## Raw data:
========================================

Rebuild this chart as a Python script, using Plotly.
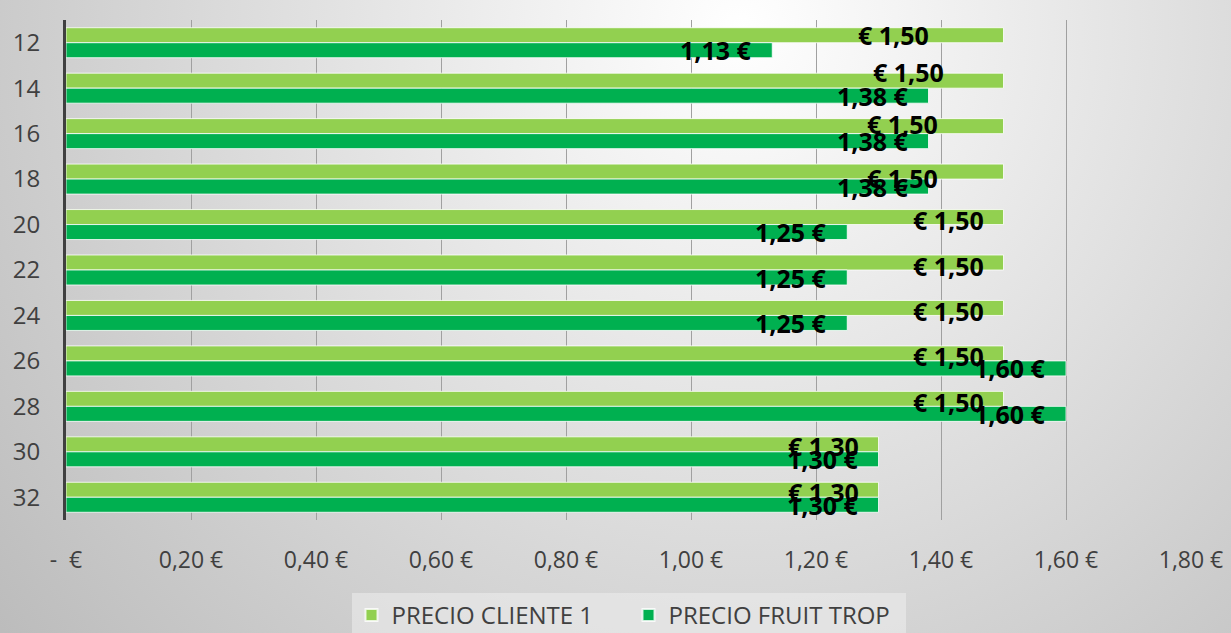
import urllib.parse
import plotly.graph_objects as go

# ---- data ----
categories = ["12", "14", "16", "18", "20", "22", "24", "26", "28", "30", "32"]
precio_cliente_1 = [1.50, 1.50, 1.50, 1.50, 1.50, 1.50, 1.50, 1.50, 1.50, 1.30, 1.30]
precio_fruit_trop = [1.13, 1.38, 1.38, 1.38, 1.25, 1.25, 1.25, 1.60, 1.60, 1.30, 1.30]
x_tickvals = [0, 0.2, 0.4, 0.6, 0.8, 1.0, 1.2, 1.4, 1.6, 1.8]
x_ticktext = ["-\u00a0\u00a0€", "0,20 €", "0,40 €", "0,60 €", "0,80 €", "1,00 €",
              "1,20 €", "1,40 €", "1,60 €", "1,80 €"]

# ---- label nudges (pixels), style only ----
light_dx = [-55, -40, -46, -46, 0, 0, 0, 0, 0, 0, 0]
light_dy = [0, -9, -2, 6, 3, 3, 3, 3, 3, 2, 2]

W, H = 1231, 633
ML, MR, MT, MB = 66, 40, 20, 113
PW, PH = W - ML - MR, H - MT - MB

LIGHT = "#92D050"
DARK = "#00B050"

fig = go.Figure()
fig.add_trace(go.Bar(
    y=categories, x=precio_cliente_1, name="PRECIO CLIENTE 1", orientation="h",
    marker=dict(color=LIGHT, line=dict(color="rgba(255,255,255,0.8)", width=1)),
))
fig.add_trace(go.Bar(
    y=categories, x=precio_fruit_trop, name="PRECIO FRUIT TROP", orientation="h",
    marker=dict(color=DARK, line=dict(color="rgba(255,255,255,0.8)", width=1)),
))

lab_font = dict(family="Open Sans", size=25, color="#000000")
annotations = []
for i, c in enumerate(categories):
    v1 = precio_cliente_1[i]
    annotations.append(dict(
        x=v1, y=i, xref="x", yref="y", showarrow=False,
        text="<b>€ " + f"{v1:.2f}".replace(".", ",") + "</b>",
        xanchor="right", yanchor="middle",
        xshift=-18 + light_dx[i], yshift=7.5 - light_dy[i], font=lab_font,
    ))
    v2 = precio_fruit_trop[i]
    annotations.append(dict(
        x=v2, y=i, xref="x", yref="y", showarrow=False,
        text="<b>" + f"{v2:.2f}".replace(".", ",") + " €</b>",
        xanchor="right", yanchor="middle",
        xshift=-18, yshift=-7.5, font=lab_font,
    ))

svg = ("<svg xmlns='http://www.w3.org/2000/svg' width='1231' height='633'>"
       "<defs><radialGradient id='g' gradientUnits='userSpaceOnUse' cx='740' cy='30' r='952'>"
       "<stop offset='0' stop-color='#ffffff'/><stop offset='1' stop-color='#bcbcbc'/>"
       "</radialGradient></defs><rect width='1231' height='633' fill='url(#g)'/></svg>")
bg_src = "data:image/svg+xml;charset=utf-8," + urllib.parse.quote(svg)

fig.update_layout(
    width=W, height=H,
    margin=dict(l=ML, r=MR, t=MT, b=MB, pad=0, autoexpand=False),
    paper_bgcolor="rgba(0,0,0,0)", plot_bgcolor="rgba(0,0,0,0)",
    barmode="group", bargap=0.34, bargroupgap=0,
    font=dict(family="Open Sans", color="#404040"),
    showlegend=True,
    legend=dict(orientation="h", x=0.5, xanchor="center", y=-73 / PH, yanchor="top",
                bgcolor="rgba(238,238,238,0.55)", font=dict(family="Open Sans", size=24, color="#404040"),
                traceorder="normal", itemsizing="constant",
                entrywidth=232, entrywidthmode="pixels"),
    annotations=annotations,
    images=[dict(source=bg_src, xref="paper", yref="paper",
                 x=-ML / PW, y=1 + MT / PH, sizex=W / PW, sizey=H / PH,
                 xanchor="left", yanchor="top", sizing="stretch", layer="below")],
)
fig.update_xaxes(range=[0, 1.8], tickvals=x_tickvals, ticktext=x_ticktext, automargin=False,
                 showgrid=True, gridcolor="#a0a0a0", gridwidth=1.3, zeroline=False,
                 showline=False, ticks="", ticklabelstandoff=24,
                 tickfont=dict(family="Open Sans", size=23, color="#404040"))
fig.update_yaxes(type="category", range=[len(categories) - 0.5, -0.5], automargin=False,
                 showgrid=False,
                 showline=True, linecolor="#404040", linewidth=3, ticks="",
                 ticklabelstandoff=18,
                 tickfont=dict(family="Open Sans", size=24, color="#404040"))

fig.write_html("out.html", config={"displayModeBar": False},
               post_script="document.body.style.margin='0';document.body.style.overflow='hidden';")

========================================

## Exercise description:
Go through the material above and print all of it exactly, except the pictures.

## Correct result:
Rebuild this chart as a Python script, using Plotly.
import urllib.parse
import plotly.graph_objects as go

# ---- data ----
categories = ["12", "14", "16", "18", "20", "22", "24", "26", "28", "30", "32"]
precio_cliente_1 = [1.50, 1.50, 1.50, 1.50, 1.50, 1.50, 1.50, 1.50, 1.50, 1.30, 1.30]
precio_fruit_trop = [1.13, 1.38, 1.38, 1.38, 1.25, 1.25, 1.25, 1.60, 1.60, 1.30, 1.30]
x_tickvals = [0, 0.2, 0.4, 0.6, 0.8, 1.0, 1.2, 1.4, 1.6, 1.8]
x_ticktext = ["-\u00a0\u00a0€", "0,20 €", "0,40 €", "0,60 €", "0,80 €", "1,00 €",
              "1,20 €", "1,40 €", "1,60 €", "1,80 €"]

# ---- label nudges (pixels), style only ----
light_dx = [-55, -40, -46, -46, 0, 0, 0, 0, 0, 0, 0]
light_dy = [0, -9, -2, 6, 3, 3, 3, 3, 3, 2, 2]

W, H = 1231, 633
ML, MR, MT, MB = 66, 40, 20, 113
PW, PH = W - ML - MR, H - MT - MB

LIGHT = "#92D050"
DARK = "#00B050"

fig = go.Figure()
fig.add_trace(go.Bar(
    y=categories, x=precio_cliente_1, name="PRECIO CLIENTE 1", orientation="h",
    marker=dict(color=LIGHT, line=dict(color="rgba(255,255,255,0.8)", width=1)),
))
fig.add_trace(go.Bar(
    y=categories, x=precio_fruit_trop, name="PRECIO FRUIT TROP", orientation="h",
    marker=dict(color=DARK, line=dict(color="rgba(255,255,255,0.8)", width=1)),
))

lab_font = dict(family="Open Sans", size=25, color="#000000")
annotations = []
for i, c in enumerate(categories):
    v1 = precio_cliente_1[i]
    annotations.append(dict(
        x=v1, y=i, xref="x", yref="y", showarrow=False,
        text="<b>€ " + f"{v1:.2f}".replace(".", ",") + "</b>",
        xanchor="right", yanchor="middle",
        xshift=-18 + light_dx[i], yshift=7.5 - light_dy[i], font=lab_font,
    ))
    v2 = precio_fruit_trop[i]
    annotations.append(dict(
        x=v2, y=i, xref="x", yref="y", showarrow=False,
        text="<b>" + f"{v2:.2f}".replace(".", ",") + " €</b>",
        xanchor="right", yanchor="middle",
        xshift=-18, yshift=-7.5, font=lab_font,
    ))

svg = ("<svg xmlns='http://www.w3.org/2000/svg' width='1231' height='633'>"
       "<defs><radialGradient id='g' gradientUnits='userSpaceOnUse' cx='740' cy='30' r='952'>"
       "<stop offset='0' stop-color='#ffffff'/><stop offset='1' stop-color='#bcbcbc'/>"
       "</radialGradient></defs><rect width='1231' height='633' fill='url(#g)'/></svg>")
bg_src = "data:image/svg+xml;charset=utf-8," + urllib.parse.quote(svg)

fig.update_layout(
    width=W, height=H,
    margin=dict(l=ML, r=MR, t=MT, b=MB, pad=0, autoexpand=False),
    paper_bgcolor="rgba(0,0,0,0)", plot_bgcolor="rgba(0,0,0,0)",
    barmode="group", bargap=0.34, bargroupgap=0,
    font=dict(family="Open Sans", color="#404040"),
    showlegend=True,
    legend=dict(orientation="h", x=0.5, xanchor="center", y=-73 / PH, yanchor="top",
                bgcolor="rgba(238,238,238,0.55)", font=dict(family="Open Sans", size=24, color="#404040"),
                traceorder="normal", itemsizing="constant",
                entrywidth=232, entrywidthmode="pixels"),
    annotations=annotations,
    images=[dict(source=bg_src, xref="paper", yref="paper",
                 x=-ML / PW, y=1 + MT / PH, sizex=W / PW, sizey=H / PH,
                 xanchor="left", yanchor="top", sizing="stretch", layer="below")],
)
fig.update_xaxes(range=[0, 1.8], tickvals=x_tickvals, ticktext=x_ticktext, automargin=False,
                 showgrid=True, gridcolor="#a0a0a0", gridwidth=1.3, zeroline=False,
                 showline=False, ticks="", ticklabelstandoff=24,
                 tickfont=dict(family="Open Sans", size=23, color="#404040"))
fig.update_yaxes(type="category", range=[len(categories) - 0.5, -0.5], automargin=False,
                 showgrid=False,
                 showline=True, linecolor="#404040", linewidth=3, ticks="",
                 ticklabelstandoff=18,
                 tickfont=dict(family="Open Sans", size=24, color="#404040"))

fig.write_html("out.html", config={"displayModeBar": False},
               post_script="document.body.style.margin='0';document.body.style.overflow='hidden';")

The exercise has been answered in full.